Sudden cardiac death is generally thought to kill three times as many men as women, so Dr. Chugh said the researchers were surprised to find there were almost as many women (151 cases, 43 percent) as men (202 cases, 57 percent) who suffered sudden cardiac death during this study.
“This burden of sudden cardiac death may be shared more equally between the genders than we previously expected,” he said.
The study results did confirm that most victims had coronary artery disease and most deaths occurred at home. Dr. Chugh said that with a survival rate of only 8 percent, sudden cardiac arrest remains a difficult and devastating public health problem. He said the study methods his team used will help develop a more accurate picture of sudden cardiac death.
“The first thing you have to know if you want to solve a problem is to figure out how big the problem is,” Dr. Chugh said.
Kelley P. Anderson, M.D., F.A.C.C. at the Marshfield Clinic in Wisconsin, who was not part of this research effort, said that sudden cardiac death remains a threat worthy of intense national and individual concern even if the number of cases is not as high as previously estimated. He said he is concerned by the apparently poor performance of the death certificate review in this study.
“This suggests that the CDC’s and similar estimates are missing the boat in terms of the identification of populations and individuals at risk. This could have a significant impact on how a physician should manage his or her patients and how health care resources should be used,” he said.
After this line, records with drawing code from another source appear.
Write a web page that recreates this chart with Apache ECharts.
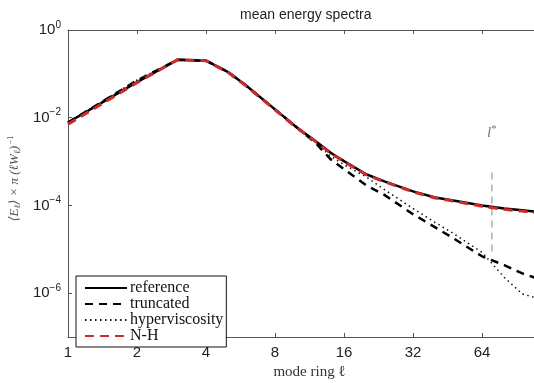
<!DOCTYPE html>
<html>
<head>
<meta charset="utf-8">
<script src="https://cdn.jsdelivr.net/npm/echarts@6/dist/echarts.min.js"></script>
<style>html,body{margin:0;padding:0;background:#fff;}#c{width:534px;height:383px;}</style>
</head>
<body>
<div id="c"></div>
<script>
// mode ring values (x)
const modes = [1, 2, 3, 4, 5, 6, 8, 10, 12, 14, 16, 20, 24, 32, 40, 48, 64, 80, 96, 128];
// log10 of spectra
const referenceLog =      [-2.11, -1.19, -0.68, -0.70, -0.96, -1.27, -1.81, -2.23, -2.53, -2.80, -2.99, -3.29, -3.45, -3.68, -3.82, -3.89, -4.00, -4.07, -4.11, -4.18];
const truncatedLog =      [-2.11, -1.15, -0.68, -0.70, -0.96, -1.27, -1.81, -2.23, -2.57, -2.95, -3.17, -3.54, -3.76, -4.20, -4.50, -4.75, -5.16, -5.36, -5.55, -5.77];
const hyperviscosityLog = [-2.11, -1.14, -0.68, -0.70, -0.96, -1.27, -1.81, -2.23, -2.55, -2.88, -3.07, -3.35, -3.64, -4.07, -4.39, -4.64, -5.07, -5.64, -6.02, -6.20];
const nhLog =             [-2.15, -1.20, -0.68, -0.70, -0.97, -1.28, -1.82, -2.24, -2.54, -2.81, -3.00, -3.30, -3.46, -3.69, -3.83, -3.90, -4.02, -4.09, -4.13, -4.21];
// l* marker
const lStar = 70.7;
const lStarLineLog = [-3.25, -5.05];
const lStarLabelLog = -2.34;
// tick labels
const xTicks = [1, 2, 4, 8, 16, 32, 64, 128];
const yTickExps = [0, -2, -4, -6];

const pts = (arr) => modes.map((m, i) => [m, Math.pow(10, arr[i])]);

const chart = echarts.init(document.getElementById('c'), null, {renderer: 'canvas'});
const axisColor = '#555';
const sans = 'Liberation Sans, Arial, sans-serif';
const serif = 'Liberation Serif, DejaVu Serif, serif';

chart.setOption({
  animation: false,
  backgroundColor: '#fff',
  title: {
    text: 'mean energy spectra',
    left: 235, top: 3,
    textStyle: {fontFamily: sans, fontSize: 14, fontWeight: 'normal', color: '#222'}
  },
  grid: {left: 68, top: 30, right: -17, bottom: 46, containLabel: false, outerBoundsMode: 'none'},
  legend: {
    orient: 'vertical',
    left: 76, top: 276,
    data: ['reference', 'truncated', 'hyperviscosity', 'N-H'],
    itemWidth: 42, itemHeight: 10, itemGap: 0,
    padding: [4, 3, 3, 8],
    borderColor: '#111', borderWidth: 1, borderRadius: 0,
    backgroundColor: '#fff',
    itemStyle: {opacity: 0},
    textStyle: {fontFamily: serif, fontSize: 16, color: '#111', lineHeight: 12, padding: [0, 0, 0, -2]}
  },
  xAxis: [{
    type: 'log', logBase: 2, min: 1, max: 128,
    position: 'bottom',
    name: 'mode ring \u2113', nameLocation: 'middle', nameGap: 25,
    nameTextStyle: {fontFamily: serif, fontSize: 15, color: '#333'},
    axisLine: {lineStyle: {color: axisColor, width: 1}},
    axisTick: {inside: true, length: 4, lineStyle: {color: axisColor}, customValues: xTicks},
    axisLabel: {customValues: xTicks, fontFamily: sans, fontSize: 15, color: '#222', margin: 8,
      formatter: v => String(Math.round(v))},
    splitLine: {show: false}, minorTick: {show: false}
  }, {
    type: 'log', logBase: 2, min: 1, max: 128,
    position: 'top',
    axisLine: {lineStyle: {color: axisColor, width: 1}},
    axisTick: {inside: true, length: 4, lineStyle: {color: axisColor}, customValues: xTicks},
    axisLabel: {show: false},
    splitLine: {show: false}
  }],
  yAxis: {
    type: 'log', logBase: 10, min: 1e-7, max: 1,
    name: '{t|\u27E8E}{sub|\u2113}{t|\u27E9 \u00D7 \u03C0 (\u2113W}{sub|\u2113}{t|)}{sup|\u22121}',
    nameLocation: 'middle', nameGap: 44, nameRotate: 90,
    nameTextStyle: {
      color: '#555',
      padding: [0, 0, 0, 10],
      rich: {
        t: {fontFamily: serif, fontStyle: 'italic', fontSize: 13, color: '#555'},
        sub: {fontFamily: serif, fontStyle: 'italic', fontSize: 9, color: '#555', padding: [5, 0, 0, 0]},
        sup: {fontFamily: serif, fontSize: 9, color: '#555', padding: [0, 0, 8, 1]}
      }
    },
    axisLine: {show: true, lineStyle: {color: axisColor, width: 1}},
    axisTick: {inside: true, length: 4, lineStyle: {color: axisColor}, customValues: yTickExps.map(e => Math.pow(10, e))},
    axisLabel: {
      customValues: yTickExps.map(e => Math.pow(10, e)),
      margin: 7,
      formatter: v => {
        const e = Math.round(Math.log10(v));
        return '{b|10}{s|' + (e < 0 ? '\u2212' + (-e) : e) + '}';
      },
      rich: {
        b: {fontFamily: sans, fontSize: 15, color: '#222'},
        s: {fontFamily: sans, fontSize: 10, color: '#222', padding: [0, 0, 10, 0]}
      }
    },
    splitLine: {show: false}, minorTick: {show: false}
  },
  series: [
    {name: 'reference', type: 'line', symbol: 'none', data: pts(referenceLog), z: 3,
      lineStyle: {color: '#000', width: 2.5, type: 'solid'}, itemStyle: {color: '#000'}},
    {name: 'truncated', type: 'line', symbol: 'none', data: pts(truncatedLog), z: 2,
      lineStyle: {color: '#000', width: 2.5, type: [8, 6]}, itemStyle: {color: '#000'}},
    {name: 'hyperviscosity', type: 'line', symbol: 'none', data: pts(hyperviscosityLog), z: 2,
      lineStyle: {color: '#111', width: 1.5, type: [1.5, 3.5]}, itemStyle: {color: '#111'}},
    {name: 'N-H', type: 'line', symbol: 'none', data: pts(nhLog), z: 4,
      lineStyle: {color: '#cc2b2b', width: 3, type: [9, 6]}, itemStyle: {color: '#cc2b2b'}},
    {name: 'lstar', type: 'line', symbol: 'none', silent: true, z: 1,
      data: lStarLineLog.map(e => [lStar, Math.pow(10, e)]),
      lineStyle: {color: '#888', width: 1, type: [7, 5]}},
    {name: 'lstarLabel', type: 'scatter', symbolSize: 0, silent: true,
      data: [[lStar, Math.pow(10, lStarLabelLog)]],
      label: {show: true, position: 'inside', formatter: '{a|l}{b|*}',
        rich: {a: {fontFamily: serif, fontStyle: 'italic', fontSize: 15, color: '#555'},
               b: {fontFamily: serif, fontSize: 11, color: '#555', padding: [0, 0, 7, 0]}}}}
  ]
});
</script>
</body>
</html>
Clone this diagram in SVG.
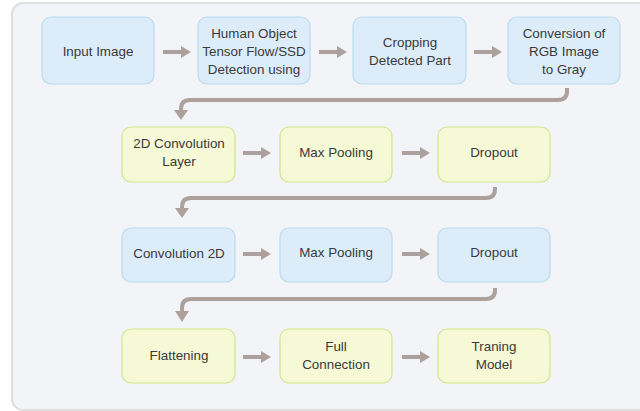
<svg xmlns="http://www.w3.org/2000/svg" width="640" height="411" viewBox="0 0 640 411">
<defs>
<style>
.blue rect{fill:#dcedf9;stroke:#b9dbef;stroke-width:1.2}
.green rect{fill:#f5f9d5;stroke:#d3e58e;stroke-width:1.2}
text{font-family:"Liberation Sans",Arial,sans-serif;font-size:13.4px;fill:#3a3a3a;text-anchor:middle}
.ln{fill:none;stroke:#ada19d;stroke-width:4}
.hd{fill:#ada19d}
</style>
</defs>
<rect x="0" y="0" width="640" height="411" fill="#ffffff"/>
<rect x="12" y="3" width="640" height="407" rx="11" fill="#f2f4f7" stroke="#d6d6d6" stroke-width="1.5"/>

<g id="n1" class="blue"><rect x="42" y="17" width="112" height="67" rx="9"/><text x="98" y="56">Input Image</text></g>
<g id="n2" class="blue"><rect x="198" y="17" width="112" height="67" rx="9"/><text x="254" y="38">Human Object</text><text x="254" y="56">Tensor Flow/SSD</text><text x="254" y="74">Detection using</text></g>
<g id="n3" class="blue"><rect x="353" y="17" width="113" height="67" rx="9"/><text x="410" y="47">Cropping</text><text x="410" y="65">Detected Part</text></g>
<g id="n4" class="blue"><rect x="508" y="17" width="112" height="67" rx="9"/><text x="564" y="38">Conversion of</text><text x="564" y="56">RGB Image</text><text x="564" y="74">to Gray</text></g>

<g id="n5" class="green"><rect x="122" y="127" width="113" height="55" rx="9"/><text x="179" y="148">2D Convolution</text><text x="179" y="166">Layer</text></g>
<g id="n6" class="green"><rect x="280" y="127" width="112" height="55" rx="9"/><text x="336" y="157">Max Pooling</text></g>
<g id="n7" class="green"><rect x="438" y="127" width="112" height="55" rx="9"/><text x="494" y="157">Dropout</text></g>

<g id="n8" class="blue"><rect x="122" y="228" width="113" height="54" rx="9"/><text x="179" y="258">Convolution 2D</text></g>
<g id="n9" class="blue"><rect x="280" y="228" width="112" height="54" rx="9"/><text x="336" y="257">Max Pooling</text></g>
<g id="n10" class="blue"><rect x="438" y="228" width="112" height="54" rx="9"/><text x="494" y="257">Dropout</text></g>

<g id="n11" class="green"><rect x="122" y="329" width="113" height="54" rx="9"/><text x="179" y="360">Flattening</text></g>
<g id="n12" class="green"><rect x="280" y="329" width="112" height="54" rx="9"/><text x="336" y="351">Full</text><text x="336" y="369">Connection</text></g>
<g id="n13" class="green"><rect x="438" y="329" width="112" height="54" rx="9"/><text x="494" y="351">Traning</text><text x="494" y="369">Model</text></g>

<g id="connectors">
<path class="ln" d="M163 52H182"/><path class="hd" d="M181 46L191 52L181 58Z"/>
<path class="ln" d="M319 52H338"/><path class="hd" d="M337 46L347 52L337 58Z"/>
<path class="ln" d="M474 52H493"/><path class="hd" d="M492 46L502 52L492 58Z"/>

<path class="ln" d="M243 153H262"/><path class="hd" d="M261 147L271 153L261 159Z"/>
<path class="ln" d="M402 153H421"/><path class="hd" d="M420 147L430 153L420 159Z"/>

<path class="ln" d="M243 254H262"/><path class="hd" d="M261 248L271 254L261 260Z"/>
<path class="ln" d="M402 254H421"/><path class="hd" d="M420 248L430 254L420 260Z"/>

<path class="ln" d="M243 357H262"/><path class="hd" d="M261 351L271 357L261 363Z"/>
<path class="ln" d="M402 357H421"/><path class="hd" d="M420 351L430 357L420 363Z"/>

<path class="ln" d="M567 88V91Q567 100 558 100H190Q181 100 181 109V111"/><path class="hd" d="M174 110L188 110L181 120Z"/>
<path class="ln" d="M495 187V189Q495 198 486 198H191Q182 198 182 207V209"/><path class="hd" d="M175 208L189 208L182 218Z"/>
<path class="ln" d="M495 288V290Q495 299 486 299H191Q182 299 182 308V312"/><path class="hd" d="M175 311L189 311L182 322Z"/>
</g>
</svg>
Dr. Anderson added that this study needs to be replicated in other communities.
“The Chugh study was rigorously performed but the analysis addresses one community over a limited period of time. Thus, there is potential for substantial statistical variability. For instance, the CDC reports that Oregon has an age-adjusted sudden cardiac death rate of 146 cases per 100,000 people, which is well below the national average of 175 cases per 100,000 people. There is, therefore, an urgent need for accurate assessments of sudden cardiac death incidence and risk factors in other communities,” he said.
Douglas P. Zipes, M.D., M.A.C.C. at the Indiana School of Medicine noted that the prospective method used by the researchers is an improvement over most previous efforts.
“Virtually all of the other studies estimating the incidence or prevalence of sudden cardiac death are retrospective and are based on medical examiner reports, which may be inaccurate. The authors of this study claim a high degree of verification of each death, which is important. If their results are accurate, past studies significantly overestimate the incidence of sudden cardiac death. This finding has major implications for the use of automatic external defibrillators, implantable cardioverter-defibrillators, public education and more,” Dr. Zipes said.